Od 2008 roku jeden z mieszkańców Skierniewic, Paweł Kubacki, bierze czynny udział w rajdach organizowanych przez mazowieckie oraz łódzkie autokluby i plasuje się na coraz wyższych lokatach.
Na początku były to wyścigi na 1/4 mili, a początkowe zawody w tej konkurencji, w których wystarował, odbywały się w Łodzi. Pierwszym samochodem rajdowym była Honda CRX, oczywiście przystosowana do jazdy wyczynowej. Przygoda z szybką jazdą na torze zakończyła się w 2012 roku. Wynikało to przede wszystkim z kosztów napraw i przygotowania samochodu do kolejnych zawodów.
Ponownie na tor, tym razem w ramach I Konkursu Zręcznościowego w Skierniewicach, Paweł Kubacki wrócił w 2015 roku seryjnym samochodem toyota corolla. Pilotem w rajdzie została późniejsza żona Pawła - Agata. Udział w tym konkursie przyniósł III miejsce w klasie 1.
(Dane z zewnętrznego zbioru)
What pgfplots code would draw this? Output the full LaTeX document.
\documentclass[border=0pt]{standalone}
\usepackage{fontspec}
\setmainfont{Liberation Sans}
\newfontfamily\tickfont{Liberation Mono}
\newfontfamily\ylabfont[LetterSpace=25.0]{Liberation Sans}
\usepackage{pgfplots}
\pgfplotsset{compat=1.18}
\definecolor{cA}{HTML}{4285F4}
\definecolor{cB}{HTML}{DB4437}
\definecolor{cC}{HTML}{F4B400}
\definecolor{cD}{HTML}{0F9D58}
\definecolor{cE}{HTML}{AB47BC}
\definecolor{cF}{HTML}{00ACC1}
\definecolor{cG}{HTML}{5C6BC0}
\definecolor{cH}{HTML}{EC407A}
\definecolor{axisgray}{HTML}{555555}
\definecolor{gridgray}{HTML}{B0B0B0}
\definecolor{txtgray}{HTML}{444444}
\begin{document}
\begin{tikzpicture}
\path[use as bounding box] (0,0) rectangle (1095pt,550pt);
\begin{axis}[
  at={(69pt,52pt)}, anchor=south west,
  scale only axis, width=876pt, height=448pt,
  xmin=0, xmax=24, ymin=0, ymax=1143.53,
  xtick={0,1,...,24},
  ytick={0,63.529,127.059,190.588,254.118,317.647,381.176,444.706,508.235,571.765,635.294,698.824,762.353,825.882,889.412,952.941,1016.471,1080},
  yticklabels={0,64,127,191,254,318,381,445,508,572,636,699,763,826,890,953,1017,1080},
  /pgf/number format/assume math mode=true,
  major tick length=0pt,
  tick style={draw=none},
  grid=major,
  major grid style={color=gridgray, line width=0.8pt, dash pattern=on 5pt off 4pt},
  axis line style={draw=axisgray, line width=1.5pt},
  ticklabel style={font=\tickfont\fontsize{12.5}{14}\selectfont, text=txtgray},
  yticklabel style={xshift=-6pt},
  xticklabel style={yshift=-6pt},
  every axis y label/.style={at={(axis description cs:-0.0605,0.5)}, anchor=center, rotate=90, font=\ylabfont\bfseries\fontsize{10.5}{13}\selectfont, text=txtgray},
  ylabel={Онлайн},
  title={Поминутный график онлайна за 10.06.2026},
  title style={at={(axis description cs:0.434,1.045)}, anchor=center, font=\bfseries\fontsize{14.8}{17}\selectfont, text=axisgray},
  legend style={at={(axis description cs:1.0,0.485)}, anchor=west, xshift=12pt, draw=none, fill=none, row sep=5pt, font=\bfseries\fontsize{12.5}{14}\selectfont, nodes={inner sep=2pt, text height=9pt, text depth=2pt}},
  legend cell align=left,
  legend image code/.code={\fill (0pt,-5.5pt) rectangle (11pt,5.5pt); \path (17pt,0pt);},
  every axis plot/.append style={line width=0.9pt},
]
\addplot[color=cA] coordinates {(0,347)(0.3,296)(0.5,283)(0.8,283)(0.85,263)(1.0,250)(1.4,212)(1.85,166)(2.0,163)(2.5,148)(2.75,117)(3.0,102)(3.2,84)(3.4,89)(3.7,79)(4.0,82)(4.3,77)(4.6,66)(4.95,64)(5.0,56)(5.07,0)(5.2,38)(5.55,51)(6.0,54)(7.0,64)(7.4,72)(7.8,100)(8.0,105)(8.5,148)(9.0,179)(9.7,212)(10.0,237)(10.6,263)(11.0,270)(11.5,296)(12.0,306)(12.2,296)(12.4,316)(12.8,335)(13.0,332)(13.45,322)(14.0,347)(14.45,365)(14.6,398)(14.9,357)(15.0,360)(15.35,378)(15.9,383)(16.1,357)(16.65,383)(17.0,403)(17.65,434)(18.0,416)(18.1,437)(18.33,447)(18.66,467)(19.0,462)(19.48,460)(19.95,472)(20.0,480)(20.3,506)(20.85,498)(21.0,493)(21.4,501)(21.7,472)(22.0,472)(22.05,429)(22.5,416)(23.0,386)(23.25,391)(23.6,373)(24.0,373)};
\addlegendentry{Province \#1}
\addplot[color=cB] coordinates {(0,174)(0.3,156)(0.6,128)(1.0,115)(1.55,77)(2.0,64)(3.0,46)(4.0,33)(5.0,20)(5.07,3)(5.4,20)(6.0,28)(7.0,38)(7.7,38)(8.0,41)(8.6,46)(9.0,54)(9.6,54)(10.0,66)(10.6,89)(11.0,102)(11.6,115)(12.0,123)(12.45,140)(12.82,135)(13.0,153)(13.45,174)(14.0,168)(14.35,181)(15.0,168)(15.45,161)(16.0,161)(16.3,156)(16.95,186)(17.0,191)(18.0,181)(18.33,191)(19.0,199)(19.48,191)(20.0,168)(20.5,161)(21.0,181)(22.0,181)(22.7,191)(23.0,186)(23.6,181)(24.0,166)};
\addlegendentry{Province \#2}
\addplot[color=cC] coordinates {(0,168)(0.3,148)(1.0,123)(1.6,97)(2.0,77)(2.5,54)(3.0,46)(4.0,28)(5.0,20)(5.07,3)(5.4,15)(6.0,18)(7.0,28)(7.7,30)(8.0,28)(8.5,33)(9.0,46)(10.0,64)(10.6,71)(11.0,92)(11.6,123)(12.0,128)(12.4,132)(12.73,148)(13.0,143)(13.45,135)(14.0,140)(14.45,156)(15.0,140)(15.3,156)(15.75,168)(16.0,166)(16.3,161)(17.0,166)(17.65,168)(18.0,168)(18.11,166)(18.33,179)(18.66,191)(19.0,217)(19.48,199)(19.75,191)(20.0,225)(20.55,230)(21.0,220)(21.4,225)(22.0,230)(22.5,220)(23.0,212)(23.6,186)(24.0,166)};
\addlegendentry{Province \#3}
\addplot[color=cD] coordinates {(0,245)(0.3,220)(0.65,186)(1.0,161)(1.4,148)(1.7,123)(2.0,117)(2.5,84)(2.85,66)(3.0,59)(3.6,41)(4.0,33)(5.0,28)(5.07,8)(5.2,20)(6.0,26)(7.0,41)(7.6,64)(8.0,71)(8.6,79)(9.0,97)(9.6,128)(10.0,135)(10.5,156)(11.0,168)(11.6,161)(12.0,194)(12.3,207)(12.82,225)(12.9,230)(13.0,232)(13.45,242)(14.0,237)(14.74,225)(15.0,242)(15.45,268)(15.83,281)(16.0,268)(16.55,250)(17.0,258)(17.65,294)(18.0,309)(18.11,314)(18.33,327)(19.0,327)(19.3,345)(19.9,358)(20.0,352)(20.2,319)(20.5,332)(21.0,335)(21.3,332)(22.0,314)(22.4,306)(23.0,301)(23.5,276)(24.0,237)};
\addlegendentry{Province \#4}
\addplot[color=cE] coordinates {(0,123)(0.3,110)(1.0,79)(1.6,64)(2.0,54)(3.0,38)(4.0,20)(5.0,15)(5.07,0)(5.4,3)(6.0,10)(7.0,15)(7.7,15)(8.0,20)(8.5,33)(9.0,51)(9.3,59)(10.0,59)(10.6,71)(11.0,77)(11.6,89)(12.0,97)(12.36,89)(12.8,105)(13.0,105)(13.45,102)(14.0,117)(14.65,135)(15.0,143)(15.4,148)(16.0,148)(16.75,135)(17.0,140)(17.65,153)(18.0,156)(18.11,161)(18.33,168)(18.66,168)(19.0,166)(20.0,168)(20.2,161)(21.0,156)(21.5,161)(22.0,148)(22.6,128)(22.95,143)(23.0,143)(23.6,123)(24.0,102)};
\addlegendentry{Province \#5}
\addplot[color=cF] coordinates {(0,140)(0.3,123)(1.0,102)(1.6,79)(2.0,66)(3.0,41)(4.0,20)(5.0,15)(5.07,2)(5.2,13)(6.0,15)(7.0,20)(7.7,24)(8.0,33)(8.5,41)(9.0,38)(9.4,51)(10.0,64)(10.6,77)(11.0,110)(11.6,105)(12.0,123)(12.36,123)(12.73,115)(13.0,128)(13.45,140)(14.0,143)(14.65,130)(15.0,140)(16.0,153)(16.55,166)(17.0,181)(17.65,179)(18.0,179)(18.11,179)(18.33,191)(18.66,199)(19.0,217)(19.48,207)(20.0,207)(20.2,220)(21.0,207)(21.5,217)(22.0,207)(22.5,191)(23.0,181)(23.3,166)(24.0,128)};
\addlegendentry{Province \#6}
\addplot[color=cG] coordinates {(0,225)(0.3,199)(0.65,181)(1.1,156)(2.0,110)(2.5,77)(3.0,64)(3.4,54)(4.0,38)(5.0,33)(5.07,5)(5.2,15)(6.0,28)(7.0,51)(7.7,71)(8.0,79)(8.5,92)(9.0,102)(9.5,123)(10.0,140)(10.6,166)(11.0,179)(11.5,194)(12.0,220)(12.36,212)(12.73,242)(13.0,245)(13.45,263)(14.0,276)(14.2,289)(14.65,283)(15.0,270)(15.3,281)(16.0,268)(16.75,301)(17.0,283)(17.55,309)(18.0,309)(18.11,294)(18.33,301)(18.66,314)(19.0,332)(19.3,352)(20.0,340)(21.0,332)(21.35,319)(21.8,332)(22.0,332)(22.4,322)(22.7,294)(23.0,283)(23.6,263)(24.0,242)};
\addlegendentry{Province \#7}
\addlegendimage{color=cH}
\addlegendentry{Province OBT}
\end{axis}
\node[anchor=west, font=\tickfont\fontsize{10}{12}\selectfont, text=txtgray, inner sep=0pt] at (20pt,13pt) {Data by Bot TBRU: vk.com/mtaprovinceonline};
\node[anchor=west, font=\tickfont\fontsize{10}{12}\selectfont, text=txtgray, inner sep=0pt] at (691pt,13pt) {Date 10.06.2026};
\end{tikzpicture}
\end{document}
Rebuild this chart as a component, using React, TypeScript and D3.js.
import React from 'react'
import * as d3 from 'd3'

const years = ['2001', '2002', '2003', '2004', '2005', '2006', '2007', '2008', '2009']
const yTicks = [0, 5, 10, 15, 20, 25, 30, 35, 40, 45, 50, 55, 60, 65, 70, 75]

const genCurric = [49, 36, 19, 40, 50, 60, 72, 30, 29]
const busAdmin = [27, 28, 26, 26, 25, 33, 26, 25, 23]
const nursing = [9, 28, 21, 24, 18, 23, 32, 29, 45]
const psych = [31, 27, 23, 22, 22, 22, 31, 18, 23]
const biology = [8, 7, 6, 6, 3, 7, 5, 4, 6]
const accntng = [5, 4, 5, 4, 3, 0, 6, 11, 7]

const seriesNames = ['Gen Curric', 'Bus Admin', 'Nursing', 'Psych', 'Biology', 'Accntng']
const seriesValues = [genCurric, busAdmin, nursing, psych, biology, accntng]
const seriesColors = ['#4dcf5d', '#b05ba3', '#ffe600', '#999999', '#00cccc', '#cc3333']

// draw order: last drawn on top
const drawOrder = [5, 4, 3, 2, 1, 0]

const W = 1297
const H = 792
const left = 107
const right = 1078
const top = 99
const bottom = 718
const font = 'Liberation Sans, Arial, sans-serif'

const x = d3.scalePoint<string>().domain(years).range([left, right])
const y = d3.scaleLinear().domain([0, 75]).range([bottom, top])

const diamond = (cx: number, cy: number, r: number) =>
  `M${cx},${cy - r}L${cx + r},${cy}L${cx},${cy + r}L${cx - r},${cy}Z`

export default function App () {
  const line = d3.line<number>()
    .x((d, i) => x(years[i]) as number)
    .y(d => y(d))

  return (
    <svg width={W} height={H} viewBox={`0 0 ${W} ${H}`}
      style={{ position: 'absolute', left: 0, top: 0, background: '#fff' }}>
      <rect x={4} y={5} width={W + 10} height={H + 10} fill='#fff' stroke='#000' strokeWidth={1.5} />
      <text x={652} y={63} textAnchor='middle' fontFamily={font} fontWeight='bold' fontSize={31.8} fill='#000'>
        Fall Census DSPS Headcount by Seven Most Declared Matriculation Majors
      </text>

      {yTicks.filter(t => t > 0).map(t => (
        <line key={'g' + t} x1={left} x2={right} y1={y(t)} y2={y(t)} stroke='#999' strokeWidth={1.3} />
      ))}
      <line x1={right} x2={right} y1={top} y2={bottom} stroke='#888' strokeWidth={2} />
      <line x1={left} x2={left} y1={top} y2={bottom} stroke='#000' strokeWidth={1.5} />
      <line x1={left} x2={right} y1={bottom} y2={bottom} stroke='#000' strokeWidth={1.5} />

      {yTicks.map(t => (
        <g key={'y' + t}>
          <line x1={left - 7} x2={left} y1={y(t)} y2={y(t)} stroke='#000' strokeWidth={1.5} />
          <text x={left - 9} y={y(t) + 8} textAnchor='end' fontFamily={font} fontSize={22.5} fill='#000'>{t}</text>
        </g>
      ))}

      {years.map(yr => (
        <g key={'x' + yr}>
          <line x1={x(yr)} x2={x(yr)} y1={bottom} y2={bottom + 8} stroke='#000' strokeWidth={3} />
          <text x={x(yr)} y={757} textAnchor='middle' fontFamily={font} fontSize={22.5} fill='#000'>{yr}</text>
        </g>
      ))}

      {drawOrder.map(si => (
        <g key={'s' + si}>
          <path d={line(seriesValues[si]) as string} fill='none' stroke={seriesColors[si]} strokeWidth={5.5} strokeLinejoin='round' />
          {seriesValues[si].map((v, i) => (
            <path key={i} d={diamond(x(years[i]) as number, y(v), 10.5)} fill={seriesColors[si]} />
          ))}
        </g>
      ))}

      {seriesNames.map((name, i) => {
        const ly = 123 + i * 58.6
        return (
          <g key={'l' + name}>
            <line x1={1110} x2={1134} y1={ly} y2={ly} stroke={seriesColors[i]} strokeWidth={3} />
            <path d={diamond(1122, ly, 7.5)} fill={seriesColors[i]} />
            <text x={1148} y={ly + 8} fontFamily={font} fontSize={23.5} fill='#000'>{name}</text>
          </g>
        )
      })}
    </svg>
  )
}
W 2014 roku, w garażu pojawiła się pierwsza rajdówka - nissan micra.
- To takie damskie auto, którego nikt nie docenia - mówi Paweł Kubacki.
Pierwsza micra dość krótko jeździła w rajdach. Jej karierę zakończyło... dachowanie, po niecałym roku jazdy.
Teraz Paweł Kubacki, wraz ze swoim pilotem Jakubem Kołakowskim, jeżdżą micrą z 1994 roku o pojemności 1275 cm3. Można powiedzieć, że samochód ten w porównaniu z wersją fabryczną wspólną mają jedynie nazwę. Na przygotowanie pojazdu do rajdów wydano koło 20 tys. zł. Zamontowana została specjalna, certyfikowana klatka z homologacją, fotele kubełkowe z homologacją FIA, czteropunktowe „szelkowe” pasy bezpieczeństwa, wyczynowe zawieszenie specjalnie zbudowane do tego pojazdu oraz sportowe hamulce i opony wyczynowe. Silnik został zmodyfikowany - zostały dołożone konie mechaniczne.
Również układy wydechowy i dolotowy uległy modyfikacji. Skrzynia biegów została przerobiona na „krótką”, dzięki czemu micra znacznie szybciej nabiera prędkości. We wnętrzu pojazdu nie znajdziemy tapicerki, kanapy tylnej.
W ostatnią niedzielę Paweł Kubacki z Jakubem Kołakowskim zajęli 2. miejsce w swojej klasie w Libet Rally Day w Warszawie. Zawody organizował klub Auto Koło Centrum. Warto podkreślić, ze skierniewiczanie startują w jednej z najpopularniejszych klas samochodów, a ich auto ma jedną z mniejszych mocy. W Warszawie startowało 9 drużyn.